Microsoft CEO Satya Nadella said the company has access to all of OpenAI’s system-level intellectual property, outlining how Microsoft plans to balance its in-house silicon efforts with continued large-scale use of NVIDIA GPUs.
Speaking in an interview, Nadella said Microsoft receives all parts of OpenAI’s accelerator-related IP, except for consumer hardware. When asked what level of access the company has, he responded, “All of it”.
Notably, OpenAI and Broadcom recently announced a multi-year strategic collaboration to co-develop and deploy 10 gigawatts of OpenAI-designed AI accelerators and networking systems, marking a major expansion in OpenAI’s infrastructure capabilities.
Nadella added that Microsoft had earlier provided OpenAI with its own IP while building supercomputers together, creating a reciprocal flow of technology. “We built it for them and they benefited from it… and now as they innovate, even at the system level, we get access to all of it,” he said.
Nadella said this IP pipeline allows Microsoft to evolve Maia at a deliberate pace, even as competitors like Google push forward with custom chips. He explained that internal silicon only succeeds when paired with internal model demand. “If you build your own vertical thing, you better have your own model… and you have to generate your own demand for it or subsidise the demand for it,” he said.
He acknowledged that Microsoft continues to rely heavily on NVIDIA GPUs and that any new accelerator must compete with NVIDIA’s existing fleet. “In a fleet, what I’m going to look at is the overall TCO (Total cost of ownership),” Nadella said.
He added that large cloud rivals face similar dynamics. “Even Google’s buying NVIDIA, and so is Amazon,” he said. “It makes sense because NVIDIA is innovating, and it’s the general-purpose thing. All models run on it, and customer demand is there.”
He explained that Microsoft’s approach is informed by its experience rolling out multiple generations of compute hardware. “We had a lot of Intel, then we introduced AMD, and then we introduced Cobalt.
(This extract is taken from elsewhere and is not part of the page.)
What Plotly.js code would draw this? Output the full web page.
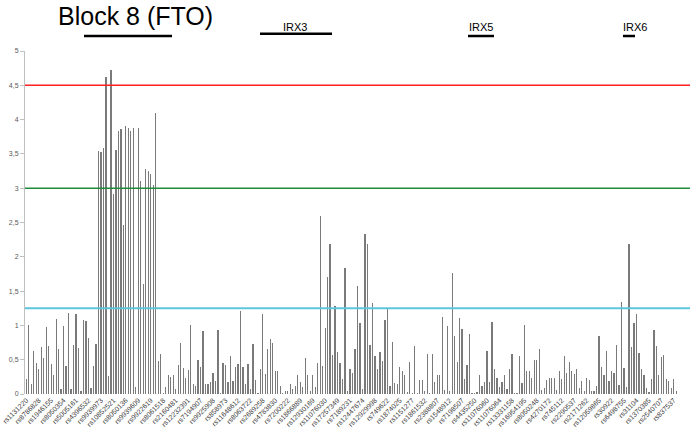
<!DOCTYPE html>
<html>
<head>
<meta charset="utf-8">
<script src="https://cdn.plot.ly/plotly-3.0.1.min.js"></script>
<style>html,body{margin:0;padding:0;background:#fff;}#chart{width:693px;height:432px;}</style>
</head>
<body>
<div id="chart"></div>
<script>
// -log10(p) values per SNP, in order along the region
const values = [
0.22,1.00,0.15,0.63,0.45,0.37,0.68,0.52,0.98,0.70,
0.44,0.27,1.09,0.66,0.08,0.99,0.41,1.18,0.07,0.72,
1.17,0.67,0.04,1.08,1.06,0.82,0.09,0.41,0.73,3.54,
3.53,3.58,4.62,0.26,4.72,2.92,3.55,3.83,3.86,2.47,
3.90,3.88,3.84,3.88,0.10,3.88,3.10,1.60,3.28,3.25,
3.21,3.04,4.10,0.48,0.58,0.01,0.10,0.28,0.25,0.27,
0.07,0.43,0.75,0.38,0.24,0.35,1.00,0.15,0.11,0.49,
0.39,0.92,0.15,0.15,0.17,0.31,0.19,0.94,0.02,0.45,
0.42,0.17,0.56,0.19,0.39,0.44,1.21,0.40,0.14,0.44,
0.08,0.73,0.20,0.02,0.36,1.16,0.29,0.66,0.80,0.75,
0.33,0.34,0.11,0.02,0.05,0.05,0.14,0.07,0.11,0.27,
0.17,0.10,0.52,0.27,0.04,0.27,0.10,0.45,2.60,0.41,
0.96,1.70,2.19,0.57,1.29,0.61,0.45,0.22,1.83,0.05,
0.37,0.30,0.65,1.57,1.04,0.07,2.33,2.18,0.72,1.32,
0.55,0.37,0.61,0.48,1.08,1.26,0.12,0.76,0.16,0.14,
0.39,0.33,0.28,0.03,0.47,0.01,0.70,0.01,0.21,0.20,
0.05,0.59,0.01,0.59,0.18,0.28,0.27,1.12,0.06,0.99,
0.04,1.76,0.84,0.46,1.11,0.95,0.22,0.42,0.87,0.01,
0.01,0.03,0.28,0.12,0.18,0.63,0.17,1.05,0.37,0.24,
0.10,0.17,0.27,0.07,0.37,0.58,0.01,0.01,0.55,0.16,
1.00,0.34,0.34,0.24,0.50,0.50,0.66,0.06,0.09,0.21,
0.23,0.23,0.23,0.06,0.33,0.22,0.56,0.30,0.47,0.33,
0.29,0.36,0.09,0.19,0.05,0.23,0.21,0.05,0.05,0.11,
0.84,0.40,0.28,0.63,0.19,0.33,0.31,0.72,0.13,1.34,
0.38,0.10,2.18,0.69,1.03,1.16,0.60,0.37,0.27,0.09,
0.03,0.22,0.94,0.70,0.27,0.54,0.57,0.22,0.19,0.09,
0.22,0.04
];
// tick labels (every 5th SNP)
const tickLabels = [
"rs1131220","rs8786828","rs1946155","rs8050354","rs5005161","rs4396532","rs9939973",
"rs10852521","rs8050136","rs9939609","rs9922619","rs8061518","rs2160481","rs12232391",
"rs7194907","rs9925908","rs858973","rs11648612","rs8063722","rs2689258","rs4783830",
"rs7200222","rs1866889","rs12930169","rs11076030","rs17257349","rs7189231","rs12447674",
"rs12929998","rs749622","rs1874025","rs1151277","rs1861532","rs2388807","rs1548912",
"rs7198507","rs4435250","rs11076060","rs11076064","rs13331158","rs16954195","rs8050248",
"rs4270172","rs745112","rs2290537","rs2171262","rs12059865","rs30922","rs6498755",
"rs31104","rs1370385","rs2540707","rs837537"
];
const thresholds = [4.5, 3, 1.25];
const geneNames = ["Block 8 (FTO)", "IRX3", "IRX5", "IRX6"];

const xIdx = values.map((v, i) => i);
const tickVals = tickLabels.map((t, k) => k * 5);

const trace = {
  type: 'bar', x: xIdx, y: values,
  width: 0.5,
  marker: {color: '#7a7a7a', line: {width: 0}},
  hoverinfo: 'x+y'
};

const thrColors = ['#ff2020', '#1e8c3a', '#5cc6de'];
const thrWidths = [1.5, 1.5, 2];
const shapes = thresholds.map((t, k) => ({
  type: 'line', xref: 'paper', yref: 'y', x0: 0, x1: 1, y0: t, y1: t,
  line: {color: thrColors[k], width: thrWidths[k]}
}));
// gene span bars above plot (paper coords)
const spans = [[0.0887, 0.2211, 1.0437], [0.3534, 0.4617, 1.0504], [0.6662, 0.7053, 1.0437], [0.8992, 0.9173, 1.0437]];
const spanW = [2.5, 2.5, 2.5, 2.5];
spans.forEach((s, k) => shapes.push({
  type: 'line', xref: 'paper', yref: 'paper', x0: s[0], x1: s[1], y0: s[2], y1: s[2],
  line: {color: '#000', width: spanW[k]}
}));

const annPos = [[0.1669, 1.1019, 25], [0.406, 1.0699, 11], [0.6857, 1.0699, 11], [0.9173, 1.0699, 11]];
const annotations = geneNames.map((g, k) => ({
  text: g, xref: 'paper', yref: 'paper', x: annPos[k][0], y: annPos[k][1],
  xanchor: 'center', yanchor: 'middle', showarrow: false,
  font: {family: 'Liberation Sans, Arial, sans-serif', size: annPos[k][2], color: '#000'}
}));

const layout = {
  width: 693, height: 432,
  margin: {l: 25, r: 3, t: 51, b: 37.5, pad: 0},
  paper_bgcolor: '#fff', plot_bgcolor: '#fff',
  separators: ', ',
  showlegend: false,
  bargap: 0,
  font: {family: 'Liberation Sans, Arial, sans-serif'},
  xaxis: {
    range: [-0.5, 266.5], tickmode: 'array', tickvals: tickVals, ticktext: tickLabels,
    tickangle: -45, tickfont: {size: 7, color: '#404040'},
    showgrid: false, zeroline: false, showline: false, ticks: '', automargin: false
  },
  yaxis: {
    range: [0, 5], dtick: 0.5, tick0: 0,
    tickfont: {size: 7, color: '#595959'},
    showgrid: false, zeroline: false, showline: true, linecolor: '#c0c0c0', linewidth: 1,
    ticks: 'outside', ticklen: 4, tickcolor: '#c0c0c0', automargin: false
  },
  shapes: shapes,
  annotations: annotations
};

Plotly.newPlot('chart', [trace], layout, {staticPlot: true, displayModeBar: false});
</script>
</body>
</html>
That’s how we scaled it,” he said, noting that Microsoft already operates mixed-silicon environments.
Nadella said Microsoft will maintain a closed loop between its MAI models and its silicon roadmap to ensure microarchitectures track its own workloads. At the same time, the company intends to execute quickly with NVIDIA hardware.
Nadella said Microsoft will first deploy the systems OpenAI builds for them, and then extend those designs into its broader infrastructure.